» DATA TO PROCESS
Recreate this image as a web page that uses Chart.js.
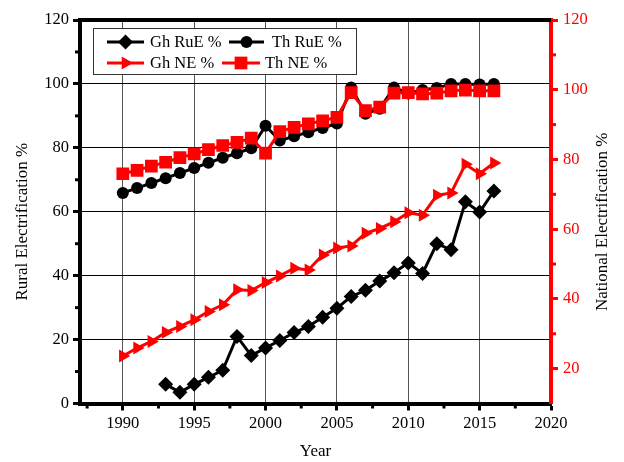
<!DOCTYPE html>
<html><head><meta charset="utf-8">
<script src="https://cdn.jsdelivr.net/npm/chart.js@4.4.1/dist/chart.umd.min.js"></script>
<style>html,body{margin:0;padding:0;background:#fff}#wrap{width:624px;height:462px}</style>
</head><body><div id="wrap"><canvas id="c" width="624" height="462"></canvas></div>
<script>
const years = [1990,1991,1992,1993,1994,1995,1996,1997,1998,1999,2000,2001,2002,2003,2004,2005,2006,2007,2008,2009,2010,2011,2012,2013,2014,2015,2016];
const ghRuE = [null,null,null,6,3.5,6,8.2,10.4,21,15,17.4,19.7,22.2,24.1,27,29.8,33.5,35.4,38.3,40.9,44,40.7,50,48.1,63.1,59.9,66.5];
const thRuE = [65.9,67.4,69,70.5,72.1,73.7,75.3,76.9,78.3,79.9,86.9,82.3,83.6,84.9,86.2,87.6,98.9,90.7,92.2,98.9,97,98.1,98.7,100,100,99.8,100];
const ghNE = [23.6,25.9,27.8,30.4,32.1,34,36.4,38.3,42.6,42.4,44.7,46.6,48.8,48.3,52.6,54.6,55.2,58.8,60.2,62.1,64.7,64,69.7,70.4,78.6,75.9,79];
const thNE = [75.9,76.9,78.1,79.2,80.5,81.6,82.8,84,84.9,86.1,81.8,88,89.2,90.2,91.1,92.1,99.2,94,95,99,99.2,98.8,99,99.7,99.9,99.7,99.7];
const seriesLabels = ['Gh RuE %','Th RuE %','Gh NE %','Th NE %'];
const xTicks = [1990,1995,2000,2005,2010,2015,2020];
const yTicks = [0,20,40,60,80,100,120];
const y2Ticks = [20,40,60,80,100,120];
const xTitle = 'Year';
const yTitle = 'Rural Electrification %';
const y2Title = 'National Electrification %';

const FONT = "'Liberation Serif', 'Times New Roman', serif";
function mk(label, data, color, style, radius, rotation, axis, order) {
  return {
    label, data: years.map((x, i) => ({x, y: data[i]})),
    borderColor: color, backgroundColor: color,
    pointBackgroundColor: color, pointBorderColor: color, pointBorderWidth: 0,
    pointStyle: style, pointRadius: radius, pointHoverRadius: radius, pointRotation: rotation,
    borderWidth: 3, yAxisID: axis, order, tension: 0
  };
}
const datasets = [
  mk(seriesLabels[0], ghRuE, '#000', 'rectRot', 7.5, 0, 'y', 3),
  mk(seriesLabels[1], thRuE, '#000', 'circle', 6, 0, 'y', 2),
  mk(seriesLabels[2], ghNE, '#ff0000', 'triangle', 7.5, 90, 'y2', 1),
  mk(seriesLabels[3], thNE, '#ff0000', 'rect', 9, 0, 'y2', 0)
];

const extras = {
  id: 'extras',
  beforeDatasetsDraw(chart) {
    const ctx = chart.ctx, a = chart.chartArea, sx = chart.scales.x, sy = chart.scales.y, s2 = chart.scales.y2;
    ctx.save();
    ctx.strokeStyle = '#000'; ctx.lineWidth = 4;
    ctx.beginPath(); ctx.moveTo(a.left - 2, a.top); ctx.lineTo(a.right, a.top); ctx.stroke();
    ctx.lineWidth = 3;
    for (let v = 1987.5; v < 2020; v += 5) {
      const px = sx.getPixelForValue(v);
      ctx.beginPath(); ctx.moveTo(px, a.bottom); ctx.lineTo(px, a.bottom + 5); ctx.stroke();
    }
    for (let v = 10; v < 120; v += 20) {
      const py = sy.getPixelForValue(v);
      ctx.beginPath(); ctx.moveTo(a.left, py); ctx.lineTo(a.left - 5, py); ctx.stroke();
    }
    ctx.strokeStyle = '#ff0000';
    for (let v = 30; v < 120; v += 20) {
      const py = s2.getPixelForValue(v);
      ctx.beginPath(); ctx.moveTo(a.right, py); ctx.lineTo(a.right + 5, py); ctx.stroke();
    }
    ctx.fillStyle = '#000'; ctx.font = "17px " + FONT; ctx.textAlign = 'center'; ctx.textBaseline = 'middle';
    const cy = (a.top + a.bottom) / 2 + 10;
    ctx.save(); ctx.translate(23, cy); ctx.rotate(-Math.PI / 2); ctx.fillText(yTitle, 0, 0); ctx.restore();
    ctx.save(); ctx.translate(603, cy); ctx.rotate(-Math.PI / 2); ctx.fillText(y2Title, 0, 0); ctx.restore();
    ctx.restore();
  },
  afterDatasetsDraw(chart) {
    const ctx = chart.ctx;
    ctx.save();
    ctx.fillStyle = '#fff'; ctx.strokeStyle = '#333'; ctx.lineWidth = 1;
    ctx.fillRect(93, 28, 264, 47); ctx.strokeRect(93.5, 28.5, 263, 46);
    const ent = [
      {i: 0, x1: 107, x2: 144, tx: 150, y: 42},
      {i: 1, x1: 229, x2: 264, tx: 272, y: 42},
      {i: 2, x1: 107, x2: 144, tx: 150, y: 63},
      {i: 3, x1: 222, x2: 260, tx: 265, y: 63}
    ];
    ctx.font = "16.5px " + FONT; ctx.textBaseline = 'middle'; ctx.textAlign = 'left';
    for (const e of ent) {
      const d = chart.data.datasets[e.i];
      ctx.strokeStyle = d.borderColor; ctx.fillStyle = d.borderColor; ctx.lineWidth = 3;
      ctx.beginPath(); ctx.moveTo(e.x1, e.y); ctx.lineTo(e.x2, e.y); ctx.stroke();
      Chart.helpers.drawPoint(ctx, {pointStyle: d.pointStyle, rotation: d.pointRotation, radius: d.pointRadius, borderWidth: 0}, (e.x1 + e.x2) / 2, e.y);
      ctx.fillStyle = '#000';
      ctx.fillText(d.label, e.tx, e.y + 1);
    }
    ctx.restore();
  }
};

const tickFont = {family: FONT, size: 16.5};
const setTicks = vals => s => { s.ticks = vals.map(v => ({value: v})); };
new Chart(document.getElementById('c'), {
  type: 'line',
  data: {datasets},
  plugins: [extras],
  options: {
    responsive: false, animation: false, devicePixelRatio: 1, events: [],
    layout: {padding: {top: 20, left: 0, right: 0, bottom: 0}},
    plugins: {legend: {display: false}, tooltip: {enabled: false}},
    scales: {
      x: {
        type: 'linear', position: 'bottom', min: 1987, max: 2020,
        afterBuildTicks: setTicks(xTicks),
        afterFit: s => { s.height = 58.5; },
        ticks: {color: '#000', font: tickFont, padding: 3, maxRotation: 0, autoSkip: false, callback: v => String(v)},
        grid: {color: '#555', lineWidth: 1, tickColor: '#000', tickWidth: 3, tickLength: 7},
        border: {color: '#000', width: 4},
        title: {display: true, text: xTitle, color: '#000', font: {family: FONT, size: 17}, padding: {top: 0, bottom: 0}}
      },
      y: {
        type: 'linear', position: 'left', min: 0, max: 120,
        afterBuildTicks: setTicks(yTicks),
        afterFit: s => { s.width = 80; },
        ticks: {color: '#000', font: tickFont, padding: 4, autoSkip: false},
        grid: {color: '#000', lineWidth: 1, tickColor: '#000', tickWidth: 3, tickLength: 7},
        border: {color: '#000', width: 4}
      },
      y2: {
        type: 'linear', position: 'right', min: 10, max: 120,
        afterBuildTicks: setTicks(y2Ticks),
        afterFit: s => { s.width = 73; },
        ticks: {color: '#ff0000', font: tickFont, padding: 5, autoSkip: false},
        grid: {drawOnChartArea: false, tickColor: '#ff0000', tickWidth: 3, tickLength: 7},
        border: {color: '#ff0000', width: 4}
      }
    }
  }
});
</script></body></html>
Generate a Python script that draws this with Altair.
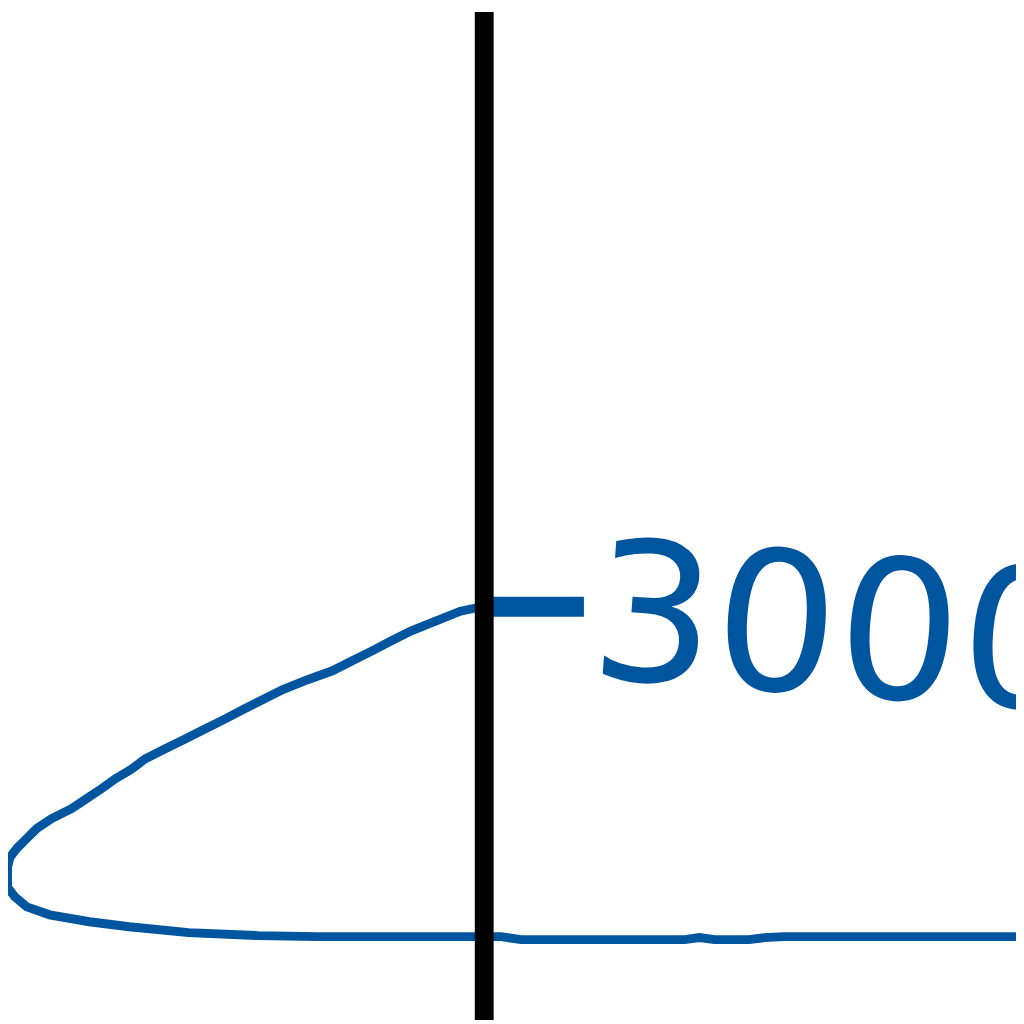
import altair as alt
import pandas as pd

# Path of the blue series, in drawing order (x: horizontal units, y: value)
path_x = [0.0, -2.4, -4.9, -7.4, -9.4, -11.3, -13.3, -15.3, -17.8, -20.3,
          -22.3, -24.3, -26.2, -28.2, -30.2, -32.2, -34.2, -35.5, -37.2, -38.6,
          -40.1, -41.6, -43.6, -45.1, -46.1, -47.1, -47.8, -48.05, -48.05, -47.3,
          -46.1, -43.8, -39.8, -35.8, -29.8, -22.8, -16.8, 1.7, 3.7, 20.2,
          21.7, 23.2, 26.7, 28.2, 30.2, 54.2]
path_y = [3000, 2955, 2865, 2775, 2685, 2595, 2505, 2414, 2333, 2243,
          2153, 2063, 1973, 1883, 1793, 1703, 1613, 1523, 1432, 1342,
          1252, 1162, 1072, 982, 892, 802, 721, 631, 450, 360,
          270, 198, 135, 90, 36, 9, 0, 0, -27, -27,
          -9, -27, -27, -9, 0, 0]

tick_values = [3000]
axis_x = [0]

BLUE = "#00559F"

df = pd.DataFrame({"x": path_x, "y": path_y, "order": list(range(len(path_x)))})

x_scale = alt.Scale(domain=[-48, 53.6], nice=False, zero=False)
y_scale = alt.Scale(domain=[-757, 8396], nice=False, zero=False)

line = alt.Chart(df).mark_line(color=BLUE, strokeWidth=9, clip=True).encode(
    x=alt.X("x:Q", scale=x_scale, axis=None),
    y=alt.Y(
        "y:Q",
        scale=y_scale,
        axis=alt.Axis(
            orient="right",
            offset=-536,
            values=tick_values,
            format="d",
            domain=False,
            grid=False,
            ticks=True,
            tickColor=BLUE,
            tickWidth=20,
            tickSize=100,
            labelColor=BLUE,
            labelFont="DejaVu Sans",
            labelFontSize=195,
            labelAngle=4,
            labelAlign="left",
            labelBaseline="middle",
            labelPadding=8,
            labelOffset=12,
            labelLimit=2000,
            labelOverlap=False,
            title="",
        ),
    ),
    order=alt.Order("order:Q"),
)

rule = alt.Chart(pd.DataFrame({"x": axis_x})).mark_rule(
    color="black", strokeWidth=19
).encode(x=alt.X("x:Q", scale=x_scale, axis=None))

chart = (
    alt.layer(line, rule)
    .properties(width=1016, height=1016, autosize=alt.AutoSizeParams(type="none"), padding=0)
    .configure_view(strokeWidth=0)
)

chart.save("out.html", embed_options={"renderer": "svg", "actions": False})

» PROBLEM DESCRIPTION
Go through the material and copy out every line with "that" in it.

» EXERCISE RESPONSE
Recreate this image as a web page that uses Chart.js.
Generate a Python script that draws this with Altair.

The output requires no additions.